An Office Depot store in Mountain View, Calif., was looking to hire new employees last month. Retailers led the way in hiring for April, with 57,000 jobs.
An Office Depot store in Mountain View, Calif., was looking to hire new employees last month. Retailers led the way in hiring for April, with 57,000 jobs. Paul Sakuma/AP
The U.S. economic recovery continued to chug along as employers added jobs for a third straight month of strong growth.
The economy created a robust 244,000 jobs in April across a wide range of industries, according to a Labor Department report Friday. Gains in private sector hiring — 268,000 jobs — were especially encouraging, although the number was offset slightly by jobs lost in state and local governments.
The government also said job growth in previous months was even stronger than first reported, revising its February figures to 235,000 new jobs from 194,000 and March numbers to 221,000 from an initial report of 216,000.
Some analysts forecast that the strong growth will result in a lower unemployment rate in the near term, despite the fact that a separate report showing that the jobless rate edged up to 9 percent last month from 8.8 percent in March as more people began looking for work.
Retailers led the way in hiring, with 57,000 jobs. Factories and financial companies also showed gains, as did the education, health care and even construction sectors — one of the worst-hit by the long and painful recession, according to survey data released by the Bureau of Labor Statistics.
The figures signal an improvement in business confidence despite weak growth earlier this year and soaring gas prices that have weighed on consumers and threatened to put the brakes on the recovery. Most analysts agree the economy has strengthened enough to keep growing this year.
"This economy is growing between 3 percent and 4 percent, and that can raise living standards significantly over time," said Brian Wesbury, chief economist at First Trust in Wheaton, Ill. He called April's numbers "pretty darn strong."
"We've slowly but surely accelerated job growth, and I think these data today are pointing to more of the same in the months ahead," Wesbury said.
The chairman of the Council of Economic Advisers, Austan Goolsbee, said that while there needs to be faster growth to replace jobs lost in the downturn, the numbers are encouraging.
"Despite headwinds from high energy prices and disruptions from the disaster in Japan, the last three months of private job gains have been the strongest in five years," he said in a statement.
If the economy can continue to add jobs at a monthly pace of between 175,000 to 200,000, "the unemployment rate is going to be around 8.5 percent," said Alan Levenson, chief economist at T. Rowe Price in Baltimore.
For those Americans already employed, the job increases mean "a little bit higher job growth at the margin over time as the labor market tightens," Levenson said.
The uptick in the nation's unemployment rate marked the first increase since November. The government uses a separate survey of households to calculate the unemployment rate, and that showed employment dropped by 190,000.
"Over the long term, the two surveys get the same story about the economy, but over a one-month period, they often diverge by quite a lot," said Nigel Gault, chief U.S. economist with IHS Global Insight. "We've had three months in a row at about the 250,000 mark and the gains are pretty widespread."
Wesbury said he isn't concerned about the conflicting reports. "The survey that economists really look at is the payroll survey, and that is looking robust."
To calculate the unemployment rate, the government calls 60,000 households and asks people if they're working or looking for a job.

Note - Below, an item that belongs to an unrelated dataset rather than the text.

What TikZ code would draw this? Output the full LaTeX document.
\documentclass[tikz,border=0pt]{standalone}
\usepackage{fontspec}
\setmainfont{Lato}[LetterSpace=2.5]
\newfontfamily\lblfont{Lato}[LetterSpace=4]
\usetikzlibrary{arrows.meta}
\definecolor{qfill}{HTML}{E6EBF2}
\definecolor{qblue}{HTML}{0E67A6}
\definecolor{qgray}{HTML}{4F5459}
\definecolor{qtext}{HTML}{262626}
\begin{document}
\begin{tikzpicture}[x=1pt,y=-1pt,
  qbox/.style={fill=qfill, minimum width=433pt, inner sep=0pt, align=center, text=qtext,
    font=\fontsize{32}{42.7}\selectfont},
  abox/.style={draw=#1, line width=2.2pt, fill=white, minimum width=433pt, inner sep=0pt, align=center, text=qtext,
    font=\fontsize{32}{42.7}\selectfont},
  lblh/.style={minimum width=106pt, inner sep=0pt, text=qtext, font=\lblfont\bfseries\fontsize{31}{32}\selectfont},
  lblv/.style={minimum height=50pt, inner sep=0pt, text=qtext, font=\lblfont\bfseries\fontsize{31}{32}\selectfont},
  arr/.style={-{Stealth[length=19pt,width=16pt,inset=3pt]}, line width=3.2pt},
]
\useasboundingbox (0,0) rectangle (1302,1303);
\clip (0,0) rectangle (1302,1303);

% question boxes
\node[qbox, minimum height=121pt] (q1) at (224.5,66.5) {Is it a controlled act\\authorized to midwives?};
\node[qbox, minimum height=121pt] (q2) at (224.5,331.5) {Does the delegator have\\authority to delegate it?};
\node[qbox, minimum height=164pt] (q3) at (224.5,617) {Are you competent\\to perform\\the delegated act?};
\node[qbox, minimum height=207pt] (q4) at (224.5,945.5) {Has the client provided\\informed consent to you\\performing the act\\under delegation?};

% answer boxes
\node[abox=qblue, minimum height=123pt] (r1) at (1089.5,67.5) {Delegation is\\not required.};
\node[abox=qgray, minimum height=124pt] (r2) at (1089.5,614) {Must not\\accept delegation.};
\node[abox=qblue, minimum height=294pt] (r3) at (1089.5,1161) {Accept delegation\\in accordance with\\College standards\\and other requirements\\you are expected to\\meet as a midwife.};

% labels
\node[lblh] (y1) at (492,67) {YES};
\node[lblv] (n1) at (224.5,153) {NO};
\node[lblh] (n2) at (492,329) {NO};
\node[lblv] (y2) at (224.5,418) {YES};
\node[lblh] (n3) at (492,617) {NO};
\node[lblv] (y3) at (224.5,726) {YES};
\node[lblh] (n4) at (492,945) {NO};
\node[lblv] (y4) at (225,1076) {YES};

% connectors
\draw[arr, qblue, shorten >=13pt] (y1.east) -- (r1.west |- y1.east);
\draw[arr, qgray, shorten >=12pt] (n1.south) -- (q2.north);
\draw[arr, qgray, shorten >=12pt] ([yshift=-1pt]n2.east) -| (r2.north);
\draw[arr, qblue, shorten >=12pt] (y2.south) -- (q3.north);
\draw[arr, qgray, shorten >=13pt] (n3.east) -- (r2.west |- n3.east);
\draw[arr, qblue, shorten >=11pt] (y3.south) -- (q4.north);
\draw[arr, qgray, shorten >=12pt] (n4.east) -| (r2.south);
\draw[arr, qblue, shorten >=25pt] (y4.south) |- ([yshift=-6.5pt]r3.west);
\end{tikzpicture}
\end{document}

This survey includes the self-employed, farm workers and domestic help — people not counted in the payroll survey.
By contrast, 140,000 businesses and government agencies are surveyed to determine the number of jobs added.

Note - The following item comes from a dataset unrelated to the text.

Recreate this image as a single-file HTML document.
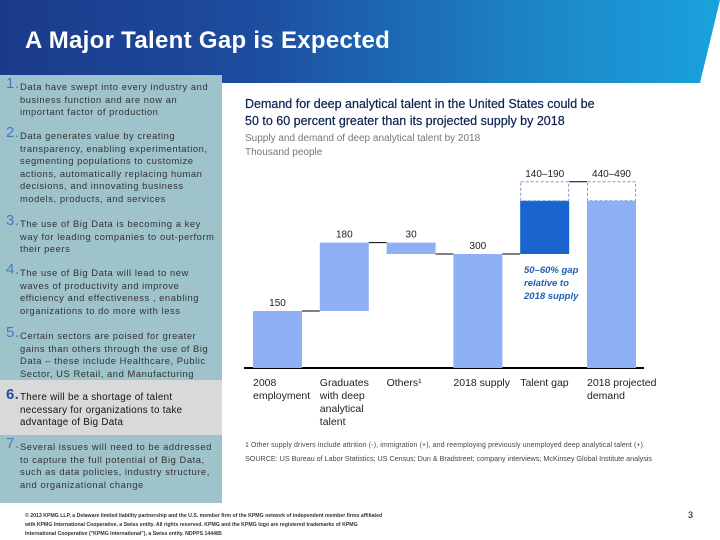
<!DOCTYPE html>
<html><head><meta charset="utf-8"><style>
body{margin:0;width:720px;height:540px;overflow:hidden;background:#fff;font-family:"Liberation Sans",sans-serif;position:relative}
.hdr{position:absolute;left:0;top:0;width:720px;height:83px;background:linear-gradient(90deg,#1b3a8a 0%,#1d4c9e 35%,#1c86c8 75%,#1aa2dc 100%);clip-path:polygon(0 0,720px 0,700px 83px,0 83px)}
.title{position:absolute;left:25px;top:27px;color:#fff;font-size:24px;font-weight:bold;letter-spacing:.3px}
.panel{position:absolute;left:0;top:75px;width:222px;height:428px;background:#9fc3ca}
.grey{position:absolute;left:0;top:380px;width:222px;height:55px;background:#d9d9d9}
.it{position:absolute;left:20px;width:196px;font-size:9.4px;line-height:12.5px;color:#333;letter-spacing:.55px}
.it b{position:absolute;left:-14px;top:-3px;font-weight:normal;font-size:15px;color:#3f7dc0}
.foot{position:absolute;left:25px;top:512px;font-size:5.2px;line-height:9px;color:#333;width:365px;font-weight:bold}
</style></head><body>
<div class="hdr"></div>
<div class="title">A Major Talent Gap is Expected</div>
<div class="panel"></div>
<div class="grey"></div>
<div class="it" style="top:81px"><b>1.</b>Data have swept into every industry and business function and are now an important factor of production</div>
<div class="it" style="top:130px"><b>2.</b>Data generates value by creating transparency, enabling experimentation, segmenting populations to customize actions, automatically replacing human decisions, and innovating business models, products, and services</div>
<div class="it" style="top:218px"><b>3.</b>The use of Big Data is becoming a key way for leading companies to out-perform their peers</div>
<div class="it" style="top:267px"><b>4.</b>The use of Big Data will lead to new waves of productivity and improve efficiency and effectiveness , enabling organizations to do more with less</div>
<div class="it" style="top:330px"><b>5.</b>Certain sectors are poised for greater gains than others through the use of Big Data – these include Healthcare, Public Sector, US Retail, and Manufacturing</div>
<div class="it" style="top:392px;color:#111;font-size:9.8px;letter-spacing:.3px"><b style="font-weight:bold;color:#1f4e9a">6.</b>There will be a shortage of talent necessary for organizations to take advantage of Big Data</div>
<div class="it" style="top:441px"><b>7.</b>Several issues will need to be addressed to capture the full potential of Big Data, such as data policies, industry structure, and organizational change</div>
<div class="foot">© 2013 KPMG LLP, a Delaware limited liability partnership and the U.S. member firm of the KPMG network of independent member firms affiliated with KPMG International Cooperative, a Swiss entity. All rights reserved. KPMG and the KPMG logo are registered trademarks of KPMG International Cooperative ("KPMG International"), a Swiss entity. NDPPS 144485</div>
<div style="position:absolute;left:688px;top:510px;font-size:9px">3</div>
<svg id="ch" width="720" height="540" style="position:absolute;left:0;top:0">
<text x="245" y="108" font-size="12.5" fill="#0b2150" stroke="#0b2150" stroke-width="0.2">Demand for deep analytical talent in the United States could be</text>
<text x="245" y="125" font-size="12.5" fill="#0b2150" stroke="#0b2150" stroke-width="0.2">50 to 60 percent greater than its projected supply by 2018</text>
<text x="245" y="141" font-size="10" fill="#777">Supply and demand of deep analytical talent by 2018</text>
<text x="245" y="155" font-size="10" fill="#777">Thousand people</text>
<line x1="244" y1="368" x2="644" y2="368" stroke="#000" stroke-width="2"/>
<text x="245" y="447" font-size="6.9" fill="#444" textLength="400">1  Other supply drivers include attrition (-), immigration (+), and reemploying previously unemployed deep analytical talent (+).</text>
<text x="245" y="461" font-size="7.2" fill="#444" textLength="407">SOURCE: US Bureau of Labor Statistics; US Census; Dun &amp; Bradstreet; company interviews; McKinsey Global Institute analysis</text>
<text x="524" y="273" font-size="9.5" font-style="italic" font-weight="bold" fill="#1f5fb4"><tspan x="524">50–60% gap</tspan><tspan x="524" dy="13">relative to</tspan><tspan x="524" dy="13">2018 supply</tspan></text>
</svg>
<script>
const categories=["2008|employment","Graduates|with deep|analytical|talent","Others¹","2018 supply","Talent gap","2018 projected|demand"];
const valueLabels=["150","180","30","300","140–190","440–490"];
const lowVals=[150,180,-30,300,140,440];
const highVals=[150,180,-30,300,190,490];
const svg=document.getElementById('ch');const NS="http://www.w3.org/2000/svg";
const base=368,sc=0.38,x0=253,step=66.8,bw=49;
const y=v=>base-v*sc;
function mk(t,a){const e=document.createElementNS(NS,t);for(const k in a)e.setAttribute(k,a[k]);svg.appendChild(e);return e;}
let run=0;
categories.forEach((c,i)=>{
  const x=x0+i*step;let top,bot,dTop;
  if(i===0||i===3||i===5){bot=0;top=lowVals[i];dTop=highVals[i];run=lowVals[i];}
  else if(i===4){bot=run;top=run+lowVals[i];dTop=run+highVals[i];}
  else{const s=run;run+=lowVals[i];bot=Math.min(s,run);top=Math.max(s,run);dTop=top;}
  const r=mk('rect',{x:x,y:y(top),width:bw,height:y(bot)-y(top),fill:i===4?'#1a64d0':'#8fb0f4'});
  
  
  if(dTop>top){const d=mk('rect',{x:x+.5,y:y(dTop),width:bw-1,height:y(top)-y(dTop),fill:'none',stroke:'#7aa0d0','stroke-dasharray':'3,2'});
    
    }
  const t=mk('text',{x:x+bw/2,y:y(dTop)-5,'text-anchor':'middle','font-size':10,fill:'#222'});t.textContent=valueLabels[i];
  
  
  const lab=mk('text',{x:x,y:386,'font-size':10.5,fill:'#222'});
  
  
  c.split('|').forEach((s,j)=>{const ts=document.createElementNS(NS,'tspan');ts.setAttribute('x',x);ts.setAttribute('dy',j?13:0);ts.textContent=s;lab.appendChild(ts);});
  if(i<5){const ly=(i===2||i===3)?y(run):y(i===4?dTop:top);
    const cn=mk('line',{x1:x+bw,x2:x+step,y1:ly,y2:ly,stroke:'#000','stroke-width':1});
    
    }
});
</script>
</body></html>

There had been concern that rising prices at the fuel pump could dampen the recovery, but the latest data partly dispelled that worry. Gas prices had risen for 44 straight days before holding steady Friday at a national average of roughly $3.99 a gallon.
"The U.S. labor market strengthened in April, damping concerns that rising energy costs are staunching the recovery," said Sal Guatieri, an economist at BMO Capital Markets Economics.
Workers' paychecks also edged up in April. Average hourly earnings rose to $22.95, up from $22.93 in March.
All told there were 13.7 million Americans unemployed in April, still almost double since before the recession began in December 2007.
Including part-time workers who would rather be working full time, plus people who have given up looking altogether, the percentage of "underemployed" people rose to 15.9 percent in April.
One indicator that the new jobs created have traction is that fewer of them are temporary positions. Employment in temporary help services changed little in April following an increase of 34,000 in March.
"So it's not the case that we were adding plenty of jobs and that they were just temporary," Gault said. "These were permanent jobs that we added this month."
Unemployment has weighed on President Obama as the economy slowly rebounds. Wesbury said he thought the rate might be down around 7.5 percent by the 2012 elections, while Gault estimated that it might still be closer to 8 percent.